▶ _WHAT YOU SHOULD DO_
Without the pictures, output the lines of the material from the very first through the one that holds "const y = d3.scaleLinear().domain([-4,12]).range([B,T]);".
***** DATA SECTION
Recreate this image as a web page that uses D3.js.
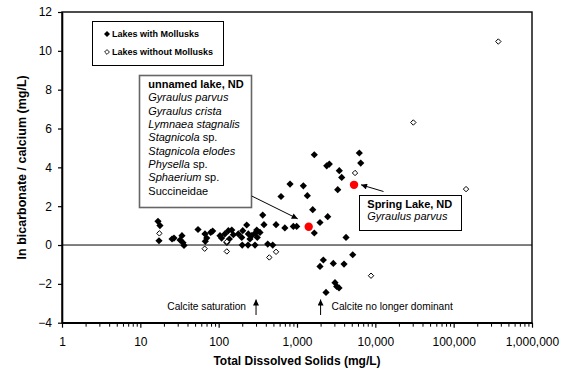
<!DOCTYPE html>
<html><head><meta charset="utf-8">
<script src="https://cdn.jsdelivr.net/npm/d3@7"></script>
<style>
body{margin:0;background:#fff}
text{font-family:Arial,"Liberation Sans",sans-serif;fill:#000}
</style>
</head><body>
<svg id="c" width="561" height="369"></svg>
<script>
// ---- data ----
const withTDS   = [16.8,17.8,17.3,25.4,26.9,34.0,32.1,35.0,36.1,54.5,66.9,70.4,67.5,79.1,83.9,104,109,120,133,147,137,127,154,178,197,203,228,239,251,264,291,306,311,337,200,237,291,423,490,365,379,540,700,898,991,625,815,1205,1355,1588,1663,1663,1966,2466,2395,2585,3467,3722,3311,6244,6508,4227,1966,2168,2908,3984,5144,3055,3213,3439,2346];
const withRatio = [1.22,1.00,0.22,0.31,0.36,0.48,0.26,0.12,-0.02,0.80,0.57,0.36,0.19,0.65,0.72,0.48,0.36,0.57,0.74,0.77,0.31,0.13,0.53,0.57,0.39,0.74,1.03,0.57,0.31,0.48,0.60,0.77,0.39,0.65,0.0,0.0,0.0,0.05,0.0,1.54,1.05,1.05,0.88,0.96,0.96,2.50,3.14,3.05,2.54,1.82,4.65,0.62,1.16,1.46,4.08,4.17,3.83,3.48,2.85,4.74,4.22,0.39,-1.10,-0.77,-0.95,-0.98,-0.50,-1.94,-2.13,-2.21,-2.44];
const withoutTDS   = [17.5,66.3,127,127,443,540,5508,8810,30540,143900,371500];
const withoutRatio = [0.60,-0.19,0.17,-0.33,-0.64,-0.35,3.71,-1.58,6.31,2.88,10.48];
const highlightTDS   = [1410,5345];
const highlightRatio = [0.94,3.10];
const yTicks = [-4,-2,0,2,4,6,8,10,12];
const xTicks = [1,10,100,1000,10000,100000,1000000];
const legendLabels = ["Lakes with Mollusks","Lakes without Mollusks"];
const unnamedLines = [
  [["unnamed lake, ND","b"]],
  [["Gyraulus parvus","i"]],
  [["Gyraulus crista","i"]],
  [["Lymnaea stagnalis","i"]],
  [["Stagnicola","i"],[" sp.","n"]],
  [["Stagnicola elodes","i"]],
  [["Physella","i"],[" sp.","n"]],
  [["Sphaerium","i"],[" sp.","n"]],
  [["Succineidae","n"]]
];
const springLines = [
  [["Spring Lake, ND","b"]],
  [["Gyraulus parvus","i"]]
];
const calciteMarks = [300, 2000];
const calciteLabels = ["Calcite saturation","Calcite no longer dominant"];

// ---- chart ----
const svg = d3.select('#c');
const L=62,R=532,T=12,B=322.7;
const x = d3.scaleLog().domain([1,1e6]).range([L,R]);
const y = d3.scaleLinear().domain([-4,12]).range([B,T]);

const defs = svg.append('defs');
defs.append('marker').attr('id','ah').attr('viewBox','0 0 10 10')
  .attr('refX',10).attr('refY',5).attr('markerWidth',7).attr('markerHeight',6)
  .attr('markerUnits','userSpaceOnUse').attr('orient','auto')
  .append('path').attr('d','M0,0L10,5L0,10Z').attr('fill','#000');

// frame
svg.append('rect').attr('x',L).attr('y',T).attr('width',R-L).attr('height',B-T)
  .attr('fill','none').attr('stroke','#000').attr('stroke-width',1.4);

// zero line
svg.append('line').attr('x1',L).attr('x2',R).attr('y1',y(0)).attr('y2',y(0))
  .attr('stroke','#000').attr('stroke-width',1);

// y axis
const ya = svg.append('g').attr('transform',`translate(${L},0)`)
  .call(d3.axisLeft(y).tickValues(yTicks).tickSize(4).tickSizeOuter(0).tickPadding(6).tickFormat(d3.format('d')));
ya.select('.domain').attr('stroke-width',1.6);
ya.selectAll('.tick line').attr('stroke-width',1.2);
ya.selectAll('text').style('font-size','12px').style('font-family','Arial,"Liberation Sans",sans-serif');

// x minor ticks
const minor = [];
for (let e=0;e<6;e++) for (let k=2;k<10;k++) minor.push(k*Math.pow(10,e));
svg.append('g').attr('transform',`translate(0,${B})`)
  .call(d3.axisBottom(x).tickValues(minor).tickSize(4).tickSizeOuter(0).tickFormat(''))
  .call(g=>g.select('.domain').remove())
  .selectAll('.tick line').attr('stroke-width',1);
const xa = svg.append('g').attr('transform',`translate(0,${B})`)
  .call(d3.axisBottom(x).tickValues(xTicks).tickSize(5).tickSizeOuter(0).tickPadding(10).tickFormat(d3.format(',')));
xa.select('.domain').attr('stroke-width',1.6);
xa.selectAll('.tick line').attr('stroke-width',1.2);
xa.selectAll('text').style('font-size','12px').style('font-family','Arial,"Liberation Sans",sans-serif');

// titles
svg.append('text').attr('x',(L+R)/2).attr('y',365).attr('text-anchor','middle')
  .style('font-size','12px').style('font-weight','bold').text('Total Dissolved Solids (mg/L)');
svg.append('text').attr('transform',`translate(25.5,${(T+B)/2}) rotate(-90)`).attr('text-anchor','middle')
  .style('font-size','12.5px').style('font-weight','bold').text('ln bicarbonate / calcium (mg/L)');

// markers
const diamond = r => `M0,${-r}L${r},0L0,${r}L${-r},0Z`;
const withData = withTDS.map((t,i)=>({t, v:withRatio[i]}));
const withoutData = withoutTDS.map((t,i)=>({t, v:withoutRatio[i]}));
const hiData = highlightTDS.map((t,i)=>({t, v:highlightRatio[i]}));

svg.append('g').selectAll('path').data(withData).join('path')
  .attr('d',diamond(3.6)).attr('transform',d=>`translate(${x(d.t)},${y(d.v)})`)
  .attr('fill','#000');
svg.append('g').selectAll('path').data(withoutData).join('path')
  .attr('d',diamond(2.7)).attr('transform',d=>`translate(${x(d.t)},${y(d.v)})`)
  .attr('fill','#fff').attr('stroke','#000').attr('stroke-width',1);
svg.append('g').selectAll('circle').data(hiData).join('circle')
  .attr('cx',d=>x(d.t)).attr('cy',d=>y(d.v)).attr('r',4.2).attr('fill','#ff0000');

// legend
const lg = svg.append('g');
lg.append('rect').attr('x',92.5).attr('y',21.5).attr('width',131).attr('height',44)
  .attr('fill','#fff').attr('stroke','#000').attr('stroke-width',1);
const lgY=[34,52];
lg.append('path').attr('d',diamond(3)).attr('transform',`translate(107,${lgY[0]})`).attr('fill','#000');
lg.append('path').attr('d',diamond(2.4)).attr('transform',`translate(107,${lgY[1]})`)
  .attr('fill','#fff').attr('stroke','#000').attr('stroke-width',0.9);
legendLabels.forEach((s,i)=>lg.append('text').attr('x',112).attr('y',lgY[i]+3.2)
  .style('font-size','9px').style('font-weight','bold').text(s));

// text boxes
function textBox(x0,y0,w,h,lines,baseline0,step,stroke,sw,tx){
  const g = svg.append('g');
  g.append('rect').attr('x',x0).attr('y',y0).attr('width',w).attr('height',h)
    .attr('fill','#fff').attr('stroke',stroke).attr('stroke-width',sw);
  lines.forEach((ln,i)=>{
    const t = g.append('text').attr('x',tx).attr('y',baseline0+i*step).style('font-size','11px');
    ln.forEach(([s,st])=>{
      const sp=t.append('tspan').text(s);
      if(st==='b') sp.style('font-weight','bold');
      if(st==='i') sp.style('font-style','italic');
    });
  });
}
textBox(139.5,75.5,112,132,unnamedLines,88,13.33,'#666',1.6,148.3);
textBox(359.5,195.5,102,35,springLines,207.5,12.8,'#000',1,367.3);

// annotation arrows
const p1 = hiData[0], p2 = hiData[1];
svg.append('line').attr('x1',251.7).attr('y1',196).attr('x2',x(p1.t)-11).attr('y2',y(p1.v)-8)
  .attr('stroke','#000').attr('stroke-width',1).attr('marker-end','url(#ah)');
svg.append('line').attr('x1',383.5).attr('y1',191.5).attr('x2',x(p2.t)+7).attr('y2',y(p2.v))
  .attr('stroke','#000').attr('stroke-width',1).attr('marker-end','url(#ah)');

// calcite notes
calciteMarks.forEach((m,i)=>{
  svg.append('line').attr('x1',x(m)).attr('x2',x(m)).attr('y1',315).attr('y2',299.5)
    .attr('stroke','#000').attr('stroke-width',1).attr('marker-end','url(#ah)');
});
svg.append('text').attr('x',x(calciteMarks[0])-10).attr('y',309.5).attr('text-anchor','end')
  .style('font-size','10.2px').text(calciteLabels[0]);
svg.append('text').attr('x',x(calciteMarks[1])+11).attr('y',309.5)
  .style('font-size','10.2px').text(calciteLabels[1]);
</script>
</body></html>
**********
▶ _WORKED ANSWER_
Recreate this image as a web page that uses D3.js.
<!DOCTYPE html>
<html><head><meta charset="utf-8">
<script src="https://cdn.jsdelivr.net/npm/d3@7"></script>
<style>
body{margin:0;background:#fff}
text{font-family:Arial,"Liberation Sans",sans-serif;fill:#000}
</style>
</head><body>
<svg id="c" width="561" height="369"></svg>
<script>
// ---- data ----
const withTDS   = [16.8,17.8,17.3,25.4,26.9,34.0,32.1,35.0,36.1,54.5,66.9,70.4,67.5,79.1,83.9,104,109,120,133,147,137,127,154,178,197,203,228,239,251,264,291,306,311,337,200,237,291,423,490,365,379,540,700,898,991,625,815,1205,1355,1588,1663,1663,1966,2466,2395,2585,3467,3722,3311,6244,6508,4227,1966,2168,2908,3984,5144,3055,3213,3439,2346];
const withRatio = [1.22,1.00,0.22,0.31,0.36,0.48,0.26,0.12,-0.02,0.80,0.57,0.36,0.19,0.65,0.72,0.48,0.36,0.57,0.74,0.77,0.31,0.13,0.53,0.57,0.39,0.74,1.03,0.57,0.31,0.48,0.60,0.77,0.39,0.65,0.0,0.0,0.0,0.05,0.0,1.54,1.05,1.05,0.88,0.96,0.96,2.50,3.14,3.05,2.54,1.82,4.65,0.62,1.16,1.46,4.08,4.17,3.83,3.48,2.85,4.74,4.22,0.39,-1.10,-0.77,-0.95,-0.98,-0.50,-1.94,-2.13,-2.21,-2.44];
const withoutTDS   = [17.5,66.3,127,127,443,540,5508,8810,30540,143900,371500];
const withoutRatio = [0.60,-0.19,0.17,-0.33,-0.64,-0.35,3.71,-1.58,6.31,2.88,10.48];
const highlightTDS   = [1410,5345];
const highlightRatio = [0.94,3.10];
const yTicks = [-4,-2,0,2,4,6,8,10,12];
const xTicks = [1,10,100,1000,10000,100000,1000000];
const legendLabels = ["Lakes with Mollusks","Lakes without Mollusks"];
const unnamedLines = [
  [["unnamed lake, ND","b"]],
  [["Gyraulus parvus","i"]],
  [["Gyraulus crista","i"]],
  [["Lymnaea stagnalis","i"]],
  [["Stagnicola","i"],[" sp.","n"]],
  [["Stagnicola elodes","i"]],
  [["Physella","i"],[" sp.","n"]],
  [["Sphaerium","i"],[" sp.","n"]],
  [["Succineidae","n"]]
];
const springLines = [
  [["Spring Lake, ND","b"]],
  [["Gyraulus parvus","i"]]
];
const calciteMarks = [300, 2000];
const calciteLabels = ["Calcite saturation","Calcite no longer dominant"];

// ---- chart ----
const svg = d3.select('#c');
const L=62,R=532,T=12,B=322.7;
const x = d3.scaleLog().domain([1,1e6]).range([L,R]);
const y = d3.scaleLinear().domain([-4,12]).range([B,T]);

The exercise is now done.